When a doctor talks religion, it's usually not a positive sign. Clark, the Pittsburgh Steelers safety not named Troy Polamalu, laughed about the memory, saying he told the doctor, "Man, let me pray; you go research."
That was December 2007, when Clark, who got his NFL start with the New York Giants, was stricken with anemia during an ordeal that led to his spleen and gall bladder being removed. His nightmare started Oct. 21, 2007, after a game in Denver, where the high altitude triggered an assault on his body. It was due to complications from a sickle cell trait, and soon his spleen was infected.
The near-death experience occurred back at his home in Pittsburgh, where he was overcome with a massive bout of the cold sweats. Clark was shivering so much that his bed was shaking. His wife and mother put every blanket in the house on him, and that didn't work. His wife stuck a blow dryer under the covers, hoping to create warmth. It was no use.
Clark prayed. He remembers what he told God.
"I was like, 'If it's time, let me go now; I'm tired of this,'" said Clark, who dropped 40 pounds during the ordeal.
Clark's reflection came as he was surrounded by reporters at a Super Bowl XLV media session. He's incredibly lucky. Not only does he have his health, but he's in the Super Bowl for the second time in three years.
He has vivid memories of that magical night in Tampa, Fla., two years ago, when the Steelers beat the Arizona Cardinals on Santonio Holmes' acrobatic catch in the final seconds. During the postgame celebration, Clark was on the field, lying in the confetti and soaking up the moment.
"Now," he said, "every game is like the Super Bowl."
Clark has been beating the odds since he arrived in New York in 2002. Despite a solid career at LSU, he was ignored in the draft, signing with the Giants as a free agent. He made the team and played in 22 games over two seasons, starting in four games under Jim Fassel.
He was released in 2004 and spent two seasons with the Washington Redskins before finding a home in Pittsburgh, where he has established himself as the steady sidekick to the spectacular Polamalu.

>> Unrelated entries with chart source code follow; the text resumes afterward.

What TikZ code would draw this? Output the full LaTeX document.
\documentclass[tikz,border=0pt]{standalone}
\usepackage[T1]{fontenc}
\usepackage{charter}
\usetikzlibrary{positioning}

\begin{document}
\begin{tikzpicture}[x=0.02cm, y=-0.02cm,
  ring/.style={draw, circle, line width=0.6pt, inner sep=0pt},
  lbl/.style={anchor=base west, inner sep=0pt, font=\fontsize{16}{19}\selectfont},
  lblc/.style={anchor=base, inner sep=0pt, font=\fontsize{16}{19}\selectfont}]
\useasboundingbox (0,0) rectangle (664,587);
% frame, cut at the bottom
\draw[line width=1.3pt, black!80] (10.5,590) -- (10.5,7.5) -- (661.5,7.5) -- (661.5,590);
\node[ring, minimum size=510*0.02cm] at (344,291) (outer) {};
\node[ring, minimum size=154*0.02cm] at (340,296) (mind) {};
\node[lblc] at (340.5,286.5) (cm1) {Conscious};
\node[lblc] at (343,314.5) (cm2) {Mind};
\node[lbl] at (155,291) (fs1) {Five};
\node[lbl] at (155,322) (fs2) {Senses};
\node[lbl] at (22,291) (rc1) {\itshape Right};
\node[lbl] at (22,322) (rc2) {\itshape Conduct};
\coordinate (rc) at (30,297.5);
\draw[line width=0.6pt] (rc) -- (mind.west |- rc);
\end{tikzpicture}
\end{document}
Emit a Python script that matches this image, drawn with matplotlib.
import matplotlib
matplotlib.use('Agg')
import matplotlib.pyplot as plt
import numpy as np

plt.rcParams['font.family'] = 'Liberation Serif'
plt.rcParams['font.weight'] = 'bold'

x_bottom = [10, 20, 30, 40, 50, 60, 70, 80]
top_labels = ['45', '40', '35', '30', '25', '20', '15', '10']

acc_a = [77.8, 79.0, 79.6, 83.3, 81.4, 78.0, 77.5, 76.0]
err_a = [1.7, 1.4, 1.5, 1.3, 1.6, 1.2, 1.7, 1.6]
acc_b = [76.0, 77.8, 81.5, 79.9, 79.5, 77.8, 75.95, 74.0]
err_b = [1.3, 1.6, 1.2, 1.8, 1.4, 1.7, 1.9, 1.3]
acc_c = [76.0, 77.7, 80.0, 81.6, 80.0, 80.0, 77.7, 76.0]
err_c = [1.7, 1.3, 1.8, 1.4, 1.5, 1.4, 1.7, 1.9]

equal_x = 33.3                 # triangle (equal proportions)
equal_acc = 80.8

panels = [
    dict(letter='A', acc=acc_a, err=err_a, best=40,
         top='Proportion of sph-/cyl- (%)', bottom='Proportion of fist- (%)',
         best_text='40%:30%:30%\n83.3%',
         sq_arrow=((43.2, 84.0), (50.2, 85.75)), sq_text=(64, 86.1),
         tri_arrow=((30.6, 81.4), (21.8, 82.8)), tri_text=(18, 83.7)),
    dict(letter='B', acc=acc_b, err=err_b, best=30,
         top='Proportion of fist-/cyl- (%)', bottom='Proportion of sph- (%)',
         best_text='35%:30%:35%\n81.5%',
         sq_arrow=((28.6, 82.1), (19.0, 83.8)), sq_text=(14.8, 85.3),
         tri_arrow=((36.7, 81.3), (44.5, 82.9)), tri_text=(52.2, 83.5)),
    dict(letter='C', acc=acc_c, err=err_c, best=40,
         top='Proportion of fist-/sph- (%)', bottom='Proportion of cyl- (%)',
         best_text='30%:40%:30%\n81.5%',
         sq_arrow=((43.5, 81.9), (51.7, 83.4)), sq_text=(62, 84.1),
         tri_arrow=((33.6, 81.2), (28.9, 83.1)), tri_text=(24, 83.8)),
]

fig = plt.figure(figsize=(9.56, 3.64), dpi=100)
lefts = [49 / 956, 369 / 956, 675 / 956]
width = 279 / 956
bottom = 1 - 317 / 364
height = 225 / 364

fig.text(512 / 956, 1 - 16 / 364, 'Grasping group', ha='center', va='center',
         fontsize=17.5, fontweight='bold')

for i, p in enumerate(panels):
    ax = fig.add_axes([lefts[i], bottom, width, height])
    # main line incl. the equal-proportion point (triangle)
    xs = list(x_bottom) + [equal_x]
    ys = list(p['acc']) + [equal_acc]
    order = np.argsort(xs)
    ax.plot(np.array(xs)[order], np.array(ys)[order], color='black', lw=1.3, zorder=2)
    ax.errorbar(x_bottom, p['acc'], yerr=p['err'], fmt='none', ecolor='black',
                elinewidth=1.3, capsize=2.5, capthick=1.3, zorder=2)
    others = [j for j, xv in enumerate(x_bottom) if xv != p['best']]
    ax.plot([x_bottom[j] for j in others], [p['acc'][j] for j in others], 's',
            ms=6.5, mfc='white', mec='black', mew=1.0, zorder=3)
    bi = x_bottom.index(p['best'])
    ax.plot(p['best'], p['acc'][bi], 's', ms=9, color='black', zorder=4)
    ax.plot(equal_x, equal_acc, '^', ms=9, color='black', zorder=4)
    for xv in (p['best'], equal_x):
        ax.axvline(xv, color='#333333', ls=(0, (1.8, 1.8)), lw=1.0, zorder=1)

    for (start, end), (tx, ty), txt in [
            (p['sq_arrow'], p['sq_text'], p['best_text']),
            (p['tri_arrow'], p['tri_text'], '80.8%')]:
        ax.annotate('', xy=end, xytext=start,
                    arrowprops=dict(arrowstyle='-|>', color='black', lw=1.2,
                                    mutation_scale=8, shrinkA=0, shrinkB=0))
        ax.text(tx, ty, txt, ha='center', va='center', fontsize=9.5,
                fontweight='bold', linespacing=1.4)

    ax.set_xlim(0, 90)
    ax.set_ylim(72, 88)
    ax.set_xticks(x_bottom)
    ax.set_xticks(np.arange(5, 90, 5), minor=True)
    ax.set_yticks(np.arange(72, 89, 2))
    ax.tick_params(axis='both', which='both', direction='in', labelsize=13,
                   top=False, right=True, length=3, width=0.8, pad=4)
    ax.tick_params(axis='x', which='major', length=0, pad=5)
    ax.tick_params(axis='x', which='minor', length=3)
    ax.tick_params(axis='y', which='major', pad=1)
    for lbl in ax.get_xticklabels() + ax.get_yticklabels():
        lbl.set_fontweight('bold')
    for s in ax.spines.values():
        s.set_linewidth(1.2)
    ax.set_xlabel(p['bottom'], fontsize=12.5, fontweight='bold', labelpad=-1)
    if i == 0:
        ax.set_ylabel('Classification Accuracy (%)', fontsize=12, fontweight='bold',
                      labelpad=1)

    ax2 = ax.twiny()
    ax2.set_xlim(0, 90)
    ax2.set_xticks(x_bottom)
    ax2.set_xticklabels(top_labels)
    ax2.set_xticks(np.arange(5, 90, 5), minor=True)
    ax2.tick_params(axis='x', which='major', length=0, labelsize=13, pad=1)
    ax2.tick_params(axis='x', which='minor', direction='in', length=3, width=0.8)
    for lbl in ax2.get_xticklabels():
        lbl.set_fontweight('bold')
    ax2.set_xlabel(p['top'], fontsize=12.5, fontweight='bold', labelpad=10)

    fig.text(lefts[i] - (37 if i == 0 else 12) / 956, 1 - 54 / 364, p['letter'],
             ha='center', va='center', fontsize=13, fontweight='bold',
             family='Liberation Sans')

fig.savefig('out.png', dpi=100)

Clark said he'll be forever grateful to the Giants for giving him his first shot.
"I was an undrafted free agent and I didn't have a lot of teams give me a chance to come in and compete, and they did that," he said. "So without them, I don't get that start. ... [They] helped me a great deal to get to this point."
Clark will be a key Sunday, facing the Green Bay Packers' high-powered passing attack. Aaron Rodgers & Co. know how to put pressure on a secondary, attacking the entire field, but the prospect of facing that kind of offense doesn't faze Clark. He prefers to look at the big picture.
"I almost died," he said. "So what's the stress in this?"